Pour Béatrice Hibou du CERI de Sciences Po Paris qui analysait le cas tunisien, il n’y a pas de déterminisme entre islamisme et libéralisme. Le régime tunisien actuel est connu pour son anti-islamisme et la répression que cela entraîne. Pour autant on n’a pas l’impression qu’une différence de fond existe entre le discours officiel et celui de l’opposition islamiste. L’un comme l’autre apparaissent très attachés à l’étatisme et à une modernisation dans le respect de l’identité musulmane du pays. Car le développement économique que connaît actuellement la Tunisie n’a rien à voir avec le libéralisme. Les privatisations notamment n’empêchent pas l’Etat de tenir l’ensemble du système et il faut bien reconnaître que beaucoup d’investisseurs étrangers apprécient cet autoritarisme qui est facteur pour eux de sécurité et de stabilité.
Ibrahim Kaya de l’Université de Dunlupinar-Küthaya devait terminer la première journée de ce symposium en envisageant les liens entre islam et modernisme. Il s’attacha surtout à montrer que le modernisme et l’islam sont des projets reposant sur des interprétations plurielles.

3- Islam et établissement d’une société démocratique
Chargé de renouer le fil de la réflexion entamée le premier jour, Romain Bertrand du CERI de Sciences Po Paris allait, au début de ce troisième atelier, entraîner les participants de ce symposium vers l’Asie du Sud-Est pour évoquer l’épopée de deux partis politiques d’inspiration islamique, le Masjumi d’Indonésie et le PAS de Malaisie. « Dans les deux cas, déclare-t-il, on est en présence de formations qui, après une époque où elles furent séduites par le socialisme ou tout au moins par la social-démocratie, ont opté pour une stratégie islamisante voire franchement islamiste. » Il ne s’agit pas là d’un phénomène conjoncturel mais d’un processus de fond qui a vu la composition sociale de ces partis se transformer profondément et délaisser un recrutement au sein d’un milieu exclusivement issu de la fonction publique pour s’embourgeoiser et défendre des valeurs plus conservatrices.
Revenant sur l’exemple turc, Bahattin Aksit de l’Université technique du Moyen-Orient d’Ankara, a analysé les résultats d’une enquête conduite pour le compte de TÜBITAK et a pu mettre ainsi en exergue le poids des ONG islamisantes dans la société civile turque contemporaine.

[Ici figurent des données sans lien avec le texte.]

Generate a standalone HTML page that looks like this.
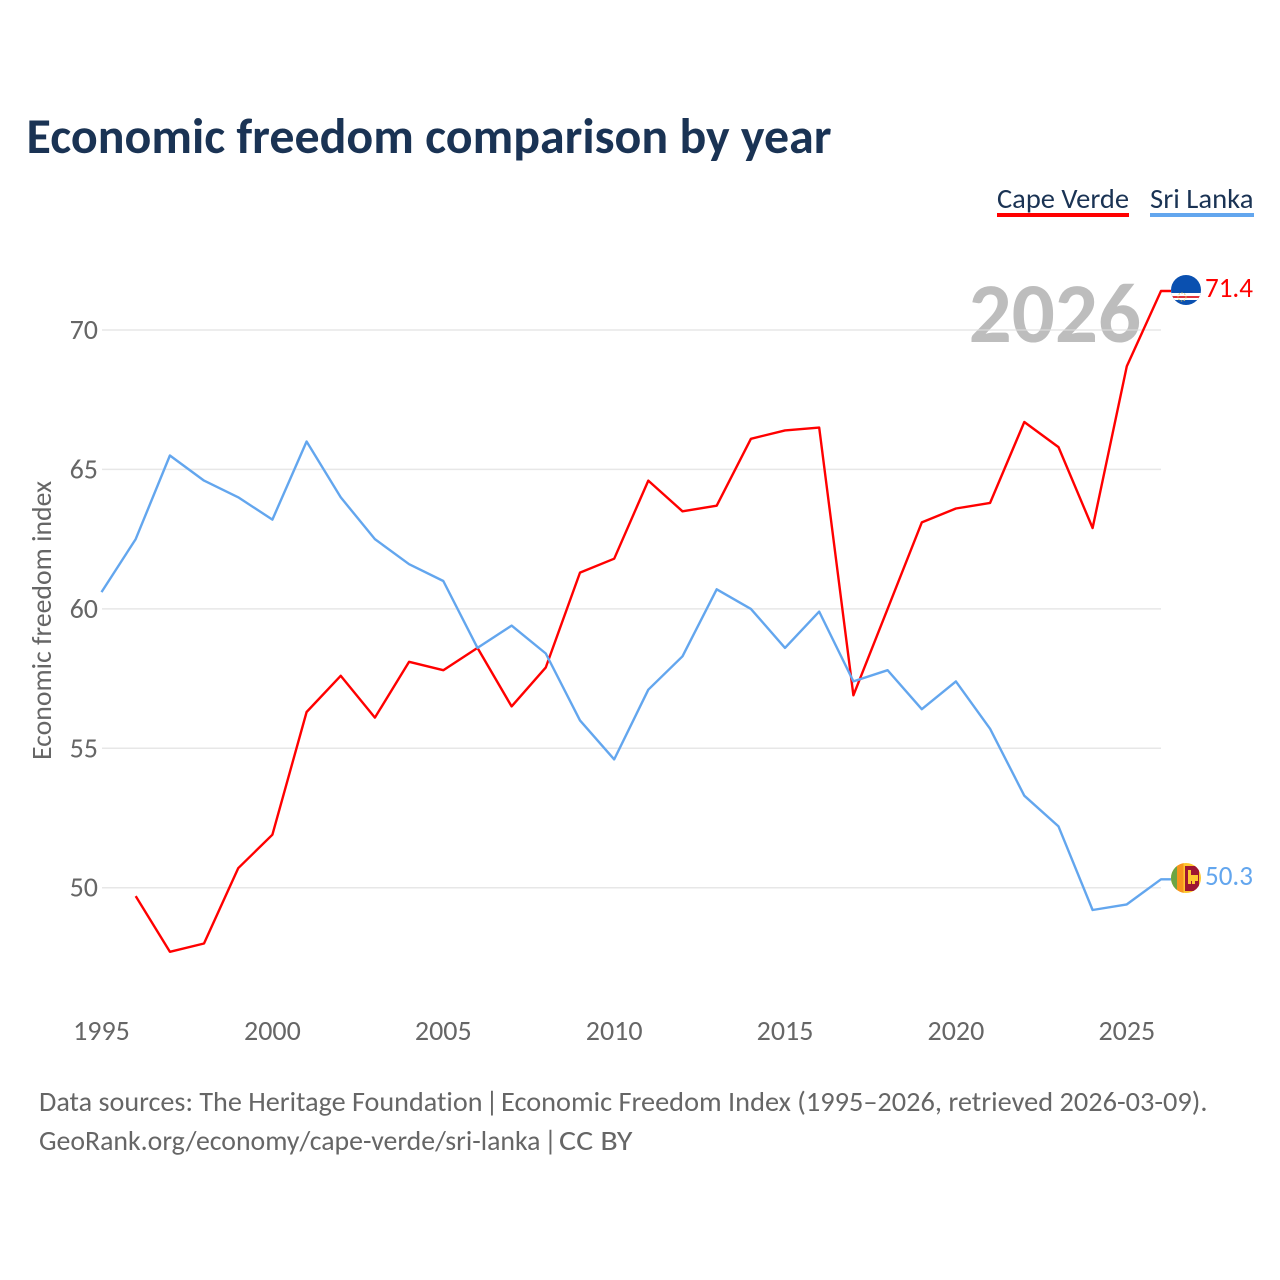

Menderes Cinar de l’Université de Baskent à Ankara s’est intéressé, lui, aux causes et aux limites de l’islamisme turc. Son intervention a souvent fait écho à celle que Mustafa Sen avait faite la veille et a montré comment la mouvance islamiste turque avait été gagnée par une forme de libéralisme, en tout cas par une demande de moins d’Etat.
Enfin, Aysen Uysal de l’Université du Dokuz Eylul a clos ce symposium en analysant les résultats d’une enquête sur les manifestations en Turquie, qui montre entre autres qu’il y a dans ce pays apparemment beaucoup plus de manifestations de gauche que de manifestations islamistes ou d’essence religieuse.